Now you're in a whole new city. You don't know these people. You don't even know where the grocery store is, there's just some weird naan shop on the corner, no library to speak of, and all of the intersections are scary and all you want to do is stay in your room and look at pictures of where you used to live.
Maybe you're lucky and you only moved a few towns over, and maybe you've had to move to a completely foreign place where they don't even speak your language and everyone wanders around in funny yellow hats and you just can't figure out why...
I finished my book yesterday and that is how I feel.
I keep writing with the same characters - short stories, chapters never to be seen, what might have happened to them - anything that wasn't relevant to the finished novel. I wean myself off that way and gradually other characters come forward. It's like tapering off any addiction or obsession - gradual, for me, is best.
Thanks to those who have commented on my question. I'm comforted to see that I'm not alone in the finishing blues.
C.A. Marshall - I liked your description of how it felt for you. For me, it's kind of similar only on a smaller scale. Writing the story was like going into a dark house, turning the lights on one by one, then seeing it all and giving it a dust and polish and just enjoying living there. I had to leave the house in someone else's hands. And I'm somewhere else, it's completely dark and I can't find the light switches. I can't even move, I'm so scared and it's so empty. I don't know if there even are lights and if I do find them maybe it won't be a house I'm in, but the mouth of a whale, the edge of a cliff, a lolly shop, a zoo, who knows. But, oh, that old house, I knew it so well, what I wouldn't give to sit in its lounge room and have a rest.
Phillipa - a sequel came to mind when I initially had the blues as a kind of way to soften the blow of missing my characters. But I feel I might end up somewhere else completely.
Well, since I'm still unagented, I haven't 'had' to let any of my MS's go for the last time. I suppose it's oddly reassuring but I think whenever that day comes, if I still want to wade in that world with those characters, I'll write a sequel for my own enjoyment.
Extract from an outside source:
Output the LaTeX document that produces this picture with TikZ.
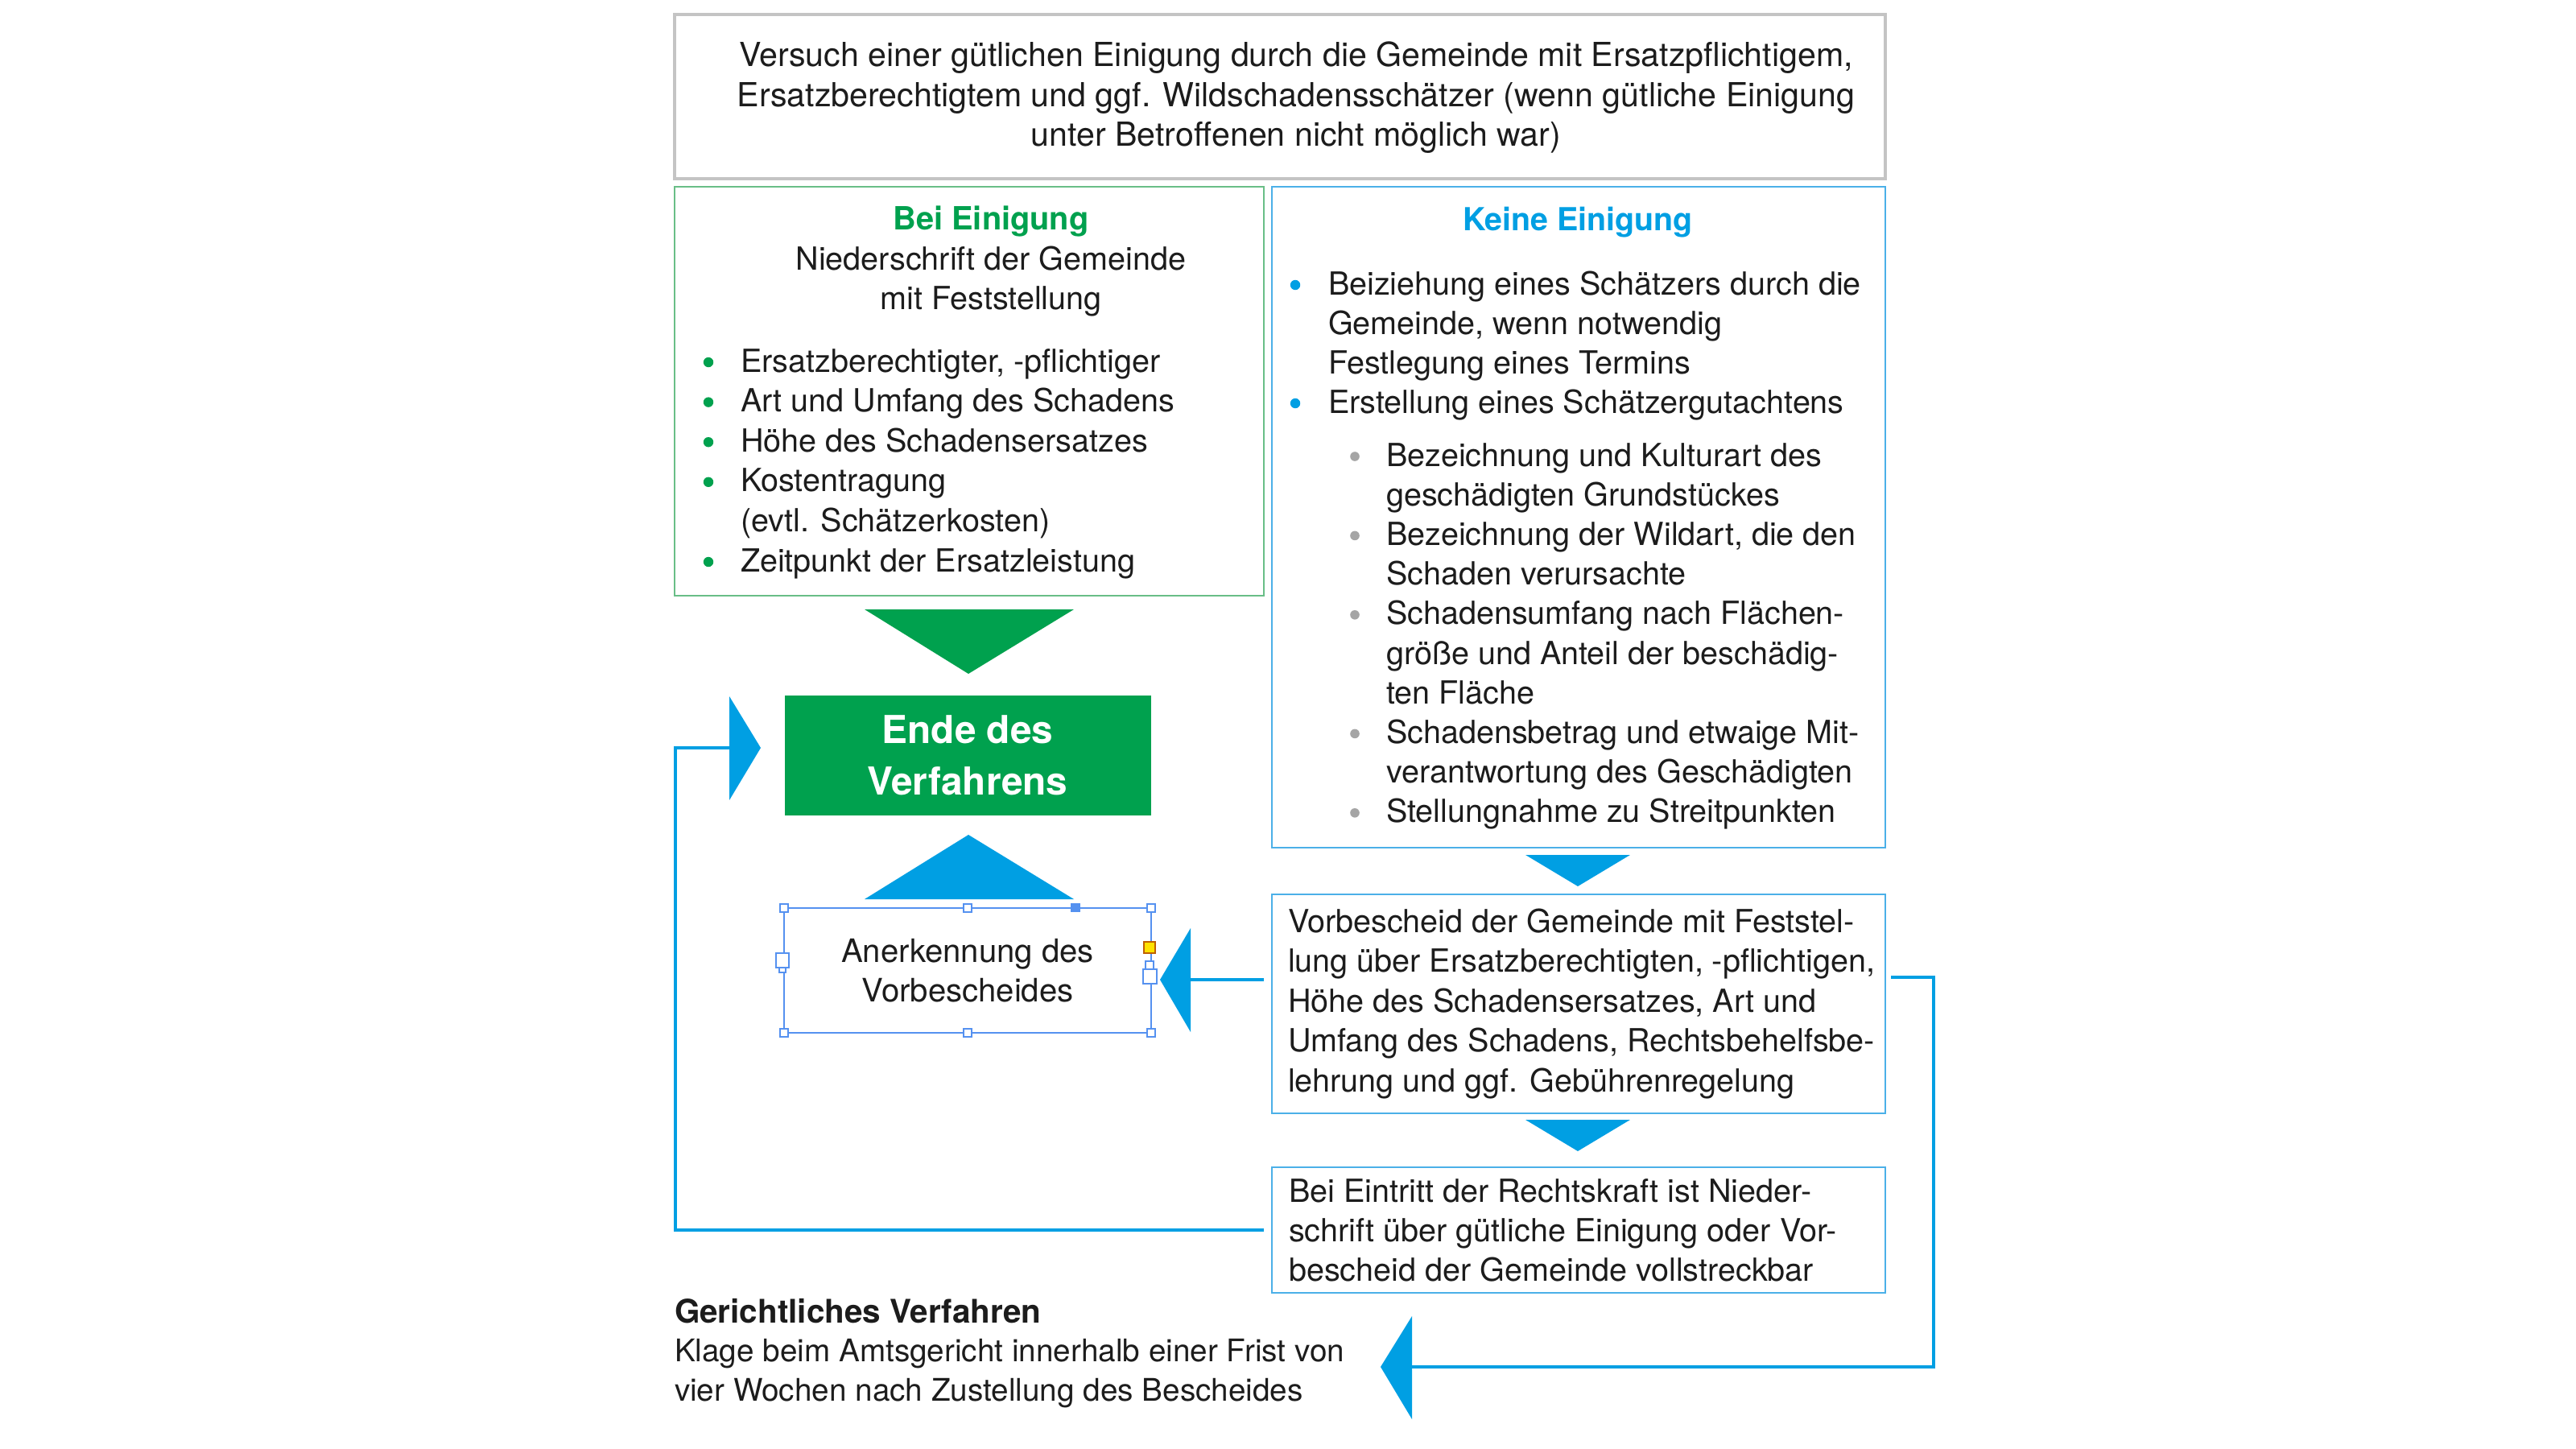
\documentclass[tikz,border=0pt]{standalone}
\usepackage{fontspec}
\setmainfont{TeX Gyre Heros}
\usetikzlibrary{fit}
\definecolor{egreen}{RGB}{0,161,78}
\definecolor{eblue}{RGB}{0,159,227}
\definecolor{gborder}{RGB}{105,190,135}
\definecolor{bborder}{RGB}{75,176,232}
\definecolor{grayborder}{RGB}{196,196,196}
\definecolor{bulgray}{RGB}{165,165,165}
\definecolor{textc}{RGB}{28,28,28}
\definecolor{selblue}{RGB}{85,145,240}
\definecolor{handley}{RGB}{255,226,0}
\begin{document}
\begin{tikzpicture}[x=0.01cm,y=-0.01cm,
  txt/.style={font=\fontsize{11.25}{14}\selectfont, text=textc, inner sep=0pt, outer sep=0pt, anchor=base west},
  ctxt/.style={txt, anchor=base},
  toptxt/.style={ctxt, font=\fontsize{11.7}{14}\selectfont},
  gertxt/.style={txt, font=\fontsize{11}{14}\selectfont},
  headg/.style={ctxt, font=\fontsize{11.3}{14}\selectfont\bfseries, text=egreen},
  headb/.style={ctxt, font=\fontsize{11.2}{14}\selectfont\bfseries, text=eblue},
  endetxt/.style={ctxt, font=\fontsize{13.6}{18}\selectfont\bfseries, text=white},
  boxbase/.style={rectangle, inner sep=0pt, outer sep=0pt},
  graybox/.style={boxbase, draw=grayborder, line width=1.1pt},
  greenbox/.style={boxbase, draw=gborder, line width=0.7pt},
  bluebox/.style={boxbase, draw=bborder, line width=0.75pt},
  endebox/.style={boxbase, fill=egreen},
  selbox/.style={boxbase, draw=selblue, line width=0.6pt},
  conn/.style={draw=eblue, line width=1.1pt},
  handle/.style={draw=selblue, fill=white, line width=0.4pt},
  gbul/.style={fill=egreen},
  bbul/.style={fill=eblue},
  sbul/.style={fill=bulgray}]
\useasboundingbox (0,0) rectangle (3200,1800);
\fill[white] (0,0) rectangle (3200,1800);

% ---------- boxes ----------
\node[graybox, fit={(838,18) (2342,222)}] (top) {};
\node[greenbox, fit={(838,232) (1570,740)}] (bei) {};
\node[bluebox, fit={(1580,232) (2342,1053)}] (keine) {};
\node[endebox, fit={(975,864) (1430,1013)}] (ende) {};
\node[selbox, fit={(974,1128) (1430,1283)}] (anerk) {};
\node[bluebox, fit={(1580,1111) (2342,1383)}] (vorb) {};
\node[bluebox, fit={(1580,1450) (2342,1606)}] (eintr) {};

% ---------- top text ----------
\foreach \t [count=\i from 0] in
  {{Versuch einer gütlichen Einigung durch die Gemeinde mit Ersatzpflichtigem,},
   {Ersatzberechtigtem und ggf. Wildschadensschätzer (wenn gütliche Einigung},
   {unter Betroffenen nicht möglich war)}}
  \node[toptxt] (top\i) at (1610,{83+49.2*\i}) {\t};

% ---------- Bei Einigung ----------
\node[headg] (beihead) at (1231,285) {Bei Einigung};
\node[ctxt] (beisub1) at (1231,335) {Niederschrift der Gemeinde};
\node[ctxt] (beisub2) at (1231,384) {mit Feststellung};
\foreach \t [count=\i from 0] in
  {{Ersatzberechtigter, -pflichtiger},
   {Art und Umfang des Schadens},
   {Höhe des Schadensersatzes},
   {Kostentragung},
   {(evtl. Schätzerkosten)},
   {Zeitpunkt der Ersatzleistung}}
  \node[txt] (beil\i) at (920,{462+49.6*\i}) {\t};
\foreach \i in {0,1,2,3,5}
  \fill[gbul] (880,{450+49.6*\i}) circle[radius=0.62mm];

% ---------- Keine Einigung ----------
\node[headb] (keinehead) at (1960,286) {Keine Einigung};
\foreach \t [count=\i from 0] in
  {{Beiziehung eines Schätzers durch die},
   {Gemeinde, wenn notwendig},
   {Festlegung eines Termins},
   {Erstellung eines Schätzergutachtens}}
  \node[txt] (keinel\i) at (1650,{366+49*\i}) {\t};
\foreach \i in {0,3}
  \fill[bbul] (1609,{354+49*\i}) circle[radius=0.62mm];
\foreach \t [count=\i from 0] in
  {{Bezeichnung und Kulturart des},
   {geschädigten Grundstückes},
   {Bezeichnung der Wildart, die den},
   {Schaden verursachte},
   {Schadensumfang nach Flächen-},
   {größe und Anteil der beschädig-},
   {ten Fläche},
   {Schadensbetrag und etwaige Mit-},
   {verantwortung des Geschädigten},
   {Stellungnahme zu Streitpunkten}}
  \node[txt] (keines\i) at (1722,{579+49.2*\i}) {\t};
\foreach \i in {0,2,4,7,9}
  \fill[sbul] (1683,{567+49.2*\i}) circle[radius=0.58mm];

% ---------- Ende / Anerkennung ----------
\node[endetxt] (ende1) at (1202,923) {Ende des};
\node[endetxt] (ende2) at (1202,987) {Verfahrens};
\node[ctxt, font=\fontsize{11.4}{14}\selectfont] (anerk1) at (1202,1195) {Anerkennung des};
\node[ctxt, font=\fontsize{11.4}{14}\selectfont] (anerk2) at (1202,1244) {Vorbescheides};

% selection handles
\foreach \p in {(974,1128),(1202,1128),(1430,1128),(974,1283),(1202,1283),(1430,1283),(1428,1199)}
  \draw[handle] \p ++(-5,-5) rectangle ++(10,10);
\draw[handle] (964,1184) rectangle (980,1202);
\draw[handle] (968,1202) rectangle (976,1208);
\draw[handle] (1420,1204) rectangle (1437,1222);
\fill[selblue] (1330,1122) rectangle (1342,1133);
\draw[draw=orange!75!black, fill=handley, line width=0.4pt] (1421,1170) rectangle (1435,1184);

% ---------- Vorbescheid ----------
\foreach \t [count=\i from 0] in
  {{Vorbescheid der Gemeinde mit Feststel-},
   {lung über Ersatzberechtigten, -pflichtigen,},
   {Höhe des Schadensersatzes, Art und},
   {Umfang des Schadens, Rechtsbehelfsbe-},
   {lehrung und ggf. Gebührenregelung}}
  \node[txt] (vorbl\i) at (1600,{1158+49.5*\i}) {\t};

% ---------- Bei Eintritt ----------
\foreach \t [count=\i from 0] in
  {{Bei Eintritt der Rechtskraft ist Nieder-},
   {schrift über gütliche Einigung oder Vor-},
   {bescheid der Gemeinde vollstreckbar}}
  \node[txt] (eintrl\i) at (1601,{1493+49*\i}) {\t};

% ---------- Gerichtliches Verfahren ----------
\node[txt, font=\fontsize{11.5}{14}\selectfont\bfseries] (gerhead) at (838,1643) {Gerichtliches Verfahren};
\node[gertxt] (ger1) at (838,1691) {Klage beim Amtsgericht innerhalb einer Frist von};
\node[gertxt] (ger2) at (838,1740) {vier Wochen nach Zustellung des Bescheides};

% ---------- arrow heads (triangles) ----------
\fill[egreen] (1074,757) -- (1334,757) -- (1203,837) -- cycle;
\fill[eblue] (1074,1117) -- (1334,1117) -- (1203,1037) -- cycle;
\fill[eblue] (1895,1062) -- (2025,1062) -- (1960,1101) -- cycle;
\fill[eblue] (1895,1391) -- (2025,1391) -- (1960,1430) -- cycle;
\fill[eblue] (906,865) -- (906,994) -- (945,929) -- cycle;
\fill[eblue] (1479,1153) -- (1479,1282) -- (1441,1217) -- cycle;
\fill[eblue] (1754,1635) -- (1754,1763) -- (1715,1698) -- cycle;
\coordinate (triEnde) at (906,929);
\coordinate (triAnerk) at (1479,1217);
\coordinate (triGer) at (1754,1698);
\coordinate (lk) at (839,929);
\coordinate (rk) at (2402,1214);

% ---------- connectors ----------
\draw[conn] ([xshift=-1mm]eintr.west) -| (lk) -- (triEnde);
\draw[conn] ([xshift=-1mm]vorb.west |- triAnerk) -- (triAnerk);
\draw[conn] ([xshift=0.7mm]vorb.east |- rk) -- (rk) |- (triGer);
\end{tikzpicture}
\end{document}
In the meantime, I love changing things up and writing something new....
Anonymous, one day you'll be asked to go back into that house and you'll be bored by the idea. You'll have moved on and so far away you'll be surprised. I compared it once to meeting an old lover - it's nice and you catch up and then you think, 'I can't believe I was crazy about him.'
I've got an idea for a cure: write a sequel. That's what I did for my first novel. I actually wrote two sequels. Or make it a series. Then you can go on and on and on. Being a first novelist, the sequels will probably be better than the first book as it takes time for a writer to become great, and that's an excuse to feel even better.